New Raiders general manager Mike Mayock was not yet in the building when the Mack trade went down, so he had to catch up quickly amid the whirlwind of Gruden's Raiders rebuild.
"We kind of feel like we made a difference, at several key positions," Mayock said. "And we think it's going to help us in the draft."
And when it comes to Gruden?
"Coach Gruden is a freaking genius, and it's really fun working with him because ... his energy level just drives me to different energy levels," Mayock said. "And he's exhausting because he's so smart, and he's always ahead of you, and you've got to kind of try to catch up. I come home every night just mentally exhausted, and it's a good thing."
Mayock said the "atypical" security afforded Gruden with a 10-year contract also helps with the rebuild and the message.
"I think it gives us an advantage, I really do, and I think Jon and I can sit there and say, 'OK, what is the best move for the future of this franchise?' without the pressure of a coach worried about getting fired," Mayock said. "And I think that means something."

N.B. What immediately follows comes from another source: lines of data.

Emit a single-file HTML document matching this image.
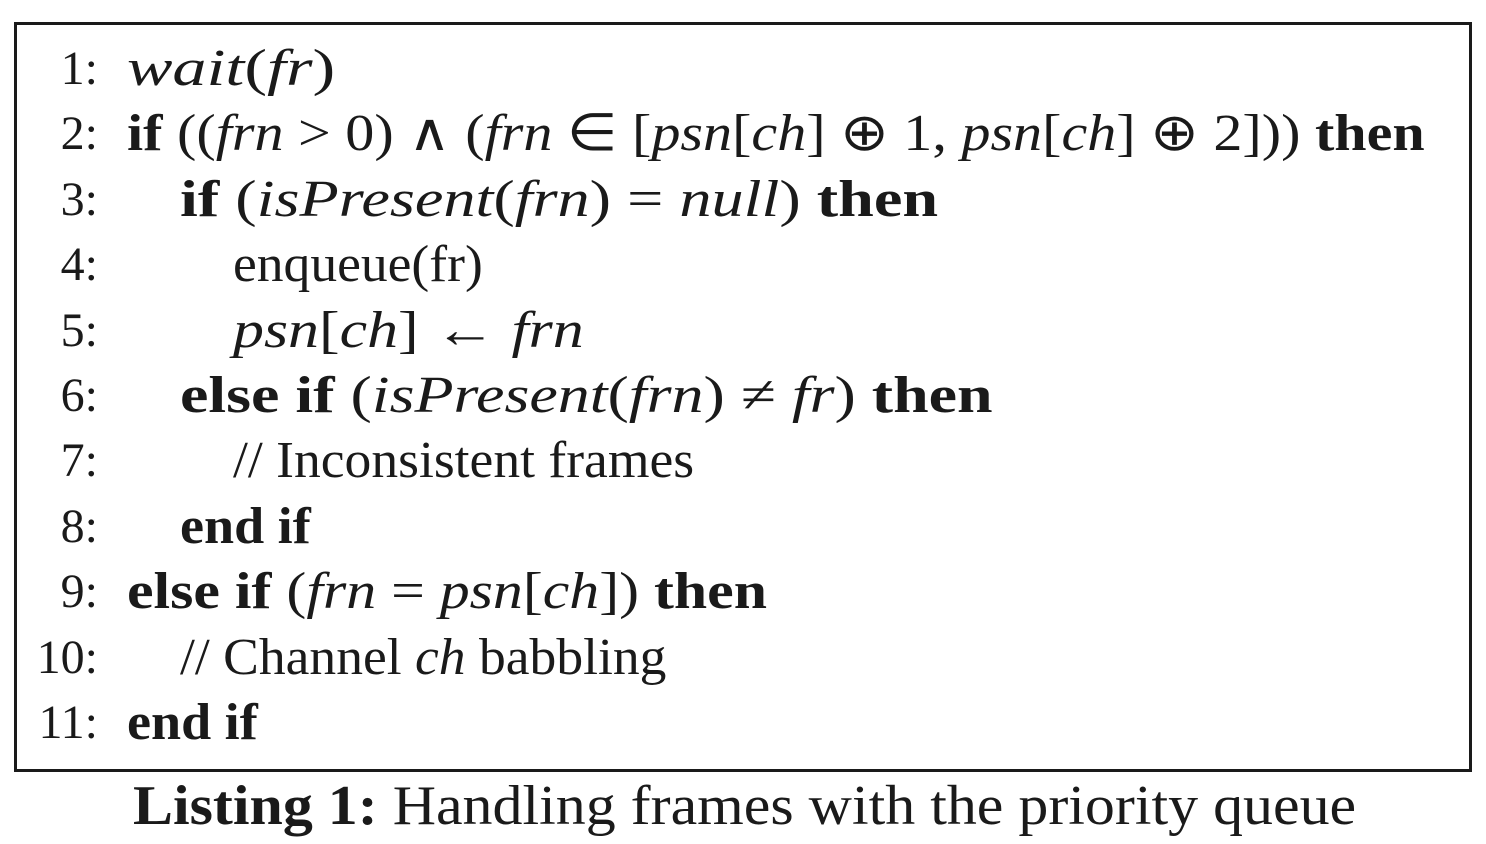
<!DOCTYPE html>
<html><head><meta charset="utf-8">
<style>
html,body{margin:0;padding:0;background:#fff;}
body{width:1486px;height:844px;position:relative;overflow:hidden;font-family:"Liberation Serif",serif;color:#1a1a1a;}
#box{position:absolute;left:14px;top:22px;width:1452px;height:744px;border:3px solid #1a1a1a;}
.ln{position:absolute;left:0;width:1486px;height:65px;line-height:65px;font-size:52px;white-space:nowrap;}
.num{position:absolute;left:0;width:98px;text-align:right;font-size:48px;}
.code{position:absolute;transform-origin:0 50%;}
i{font-style:italic;}
b{font-weight:bold;}
#cap{position:absolute;left:133px;top:772px;font-size:56px;line-height:68px;white-space:nowrap;transform-origin:0 50%;transform:scaleX(1.07);}
</style></head><body>
<div id="box"></div>
<div class="ln" style="top:36px"><span class="num">1:</span><span class="code" style="left:127px;transform:scaleX(1.31)"><i>wait</i>(<i>fr</i>)</span></div>
<div class="ln" style="top:101px"><span class="num">2:</span><span class="code" style="left:127px;transform:scaleX(1.117)"><b>if</b> ((<i>frn</i> &gt; 0) ∧ (<i>frn</i> ∈ [<i>psn</i>[<i>ch</i>] ⊕ 1, <i>psn</i>[<i>ch</i>] ⊕ 2])) <b>then</b></span></div>
<div class="ln" style="top:167px"><span class="num">3:</span><span class="code" style="left:180px;transform:scaleX(1.235)"><b>if</b> (<i>isPresent</i>(<i>frn</i>) = <i>null</i>) <b>then</b></span></div>
<div class="ln" style="top:232px"><span class="num">4:</span><span class="code" style="left:233px;transform:scaleX(1.03)">enqueue(fr)</span></div>
<div class="ln" style="top:298px"><span class="num">5:</span><span class="code" style="left:233px;transform:scaleX(1.19)"><i>psn</i>[<i>ch</i>] ← <i>frn</i></span></div>
<div class="ln" style="top:363px"><span class="num">6:</span><span class="code" style="left:180px;transform:scaleX(1.23)"><b>else if</b> (<i>isPresent</i>(<i>frn</i>) ≠ <i>fr</i>) <b>then</b></span></div>
<div class="ln" style="top:428px"><span class="num">7:</span><span class="code" style="left:233px;transform:scaleX(1.03)">// Inconsistent frames</span></div>
<div class="ln" style="top:494px"><span class="num">8:</span><span class="code" style="left:180px;transform:scaleX(1.04)"><b>end if</b></span></div>
<div class="ln" style="top:559px"><span class="num">9:</span><span class="code" style="left:127px;transform:scaleX(1.15)"><b>else if</b> (<i>frn</i> = <i>psn</i>[<i>ch</i>]) <b>then</b></span></div>
<div class="ln" style="top:625px"><span class="num">10:</span><span class="code" style="left:180px;transform:scaleX(1.03)">// Channel <i>ch</i> babbling</span></div>
<div class="ln" style="top:690px"><span class="num">11:</span><span class="code" style="left:127px;transform:scaleX(1.04)"><b>end if</b></span></div>
<div id="cap"><b>Listing 1:</b> Handling frames with the priority queue</div>
</body></html>
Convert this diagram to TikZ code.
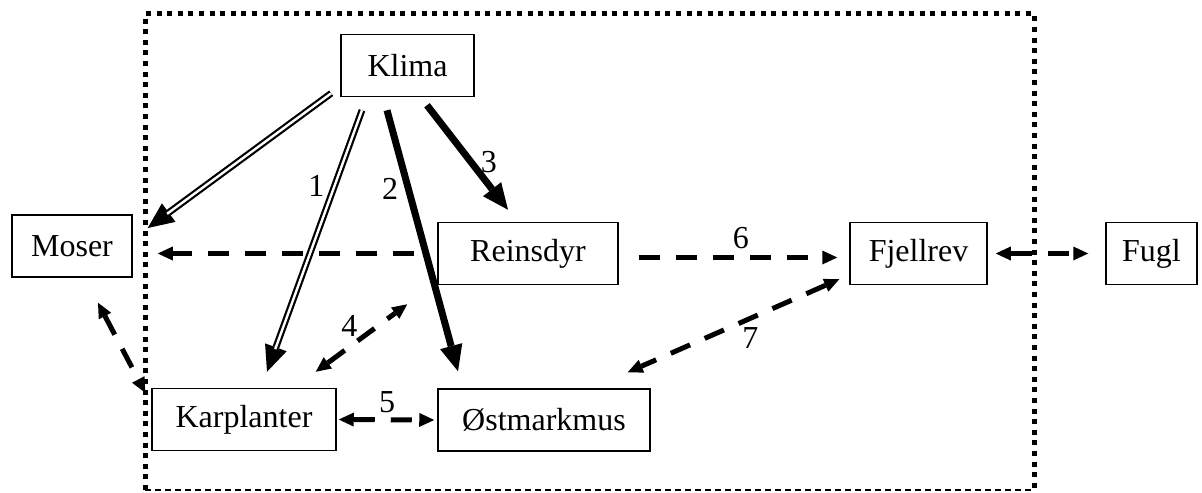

The 20 new Raiders account for $115.445 million in guaranteed money and combine for more than $68.677 million in cap space for 2019, according to ESPN Stats & Information research.
Mayock said most agents prefer their clients' money be deferred until after the team moves to Nevada, where there is no state income tax. The Raiders still have more than $26.7 million in cap space but need $13 million to $15 million of that for the draft class.
As Gruden said, this part of the rebuild would not have been possible without trading Mack. And Cooper. And Osemele. Or cutting Pro Bowl offensive tackle Donald Penn, backup quarterback AJ McCarron and receiver Jordy Nelson, who was actually given a $3.6 million roster bonus in December for this season.
Gruden called the process a "double-edged sword" for the Raiders, saying if they had re-signed Mack and Cooper, who is due a new contact next year, they would not have been able to pull off this offseason's haul.
"We made some trades a lot of people didn't like last year, but it was all part of the assembly process," Gruden said.
"It was hard to say goodbye to Cooper and Mack. We picked up some draft picks. We also picked up some space to allow us to sign players, so that was the plan. Whether it's right or wrong, we'll find out."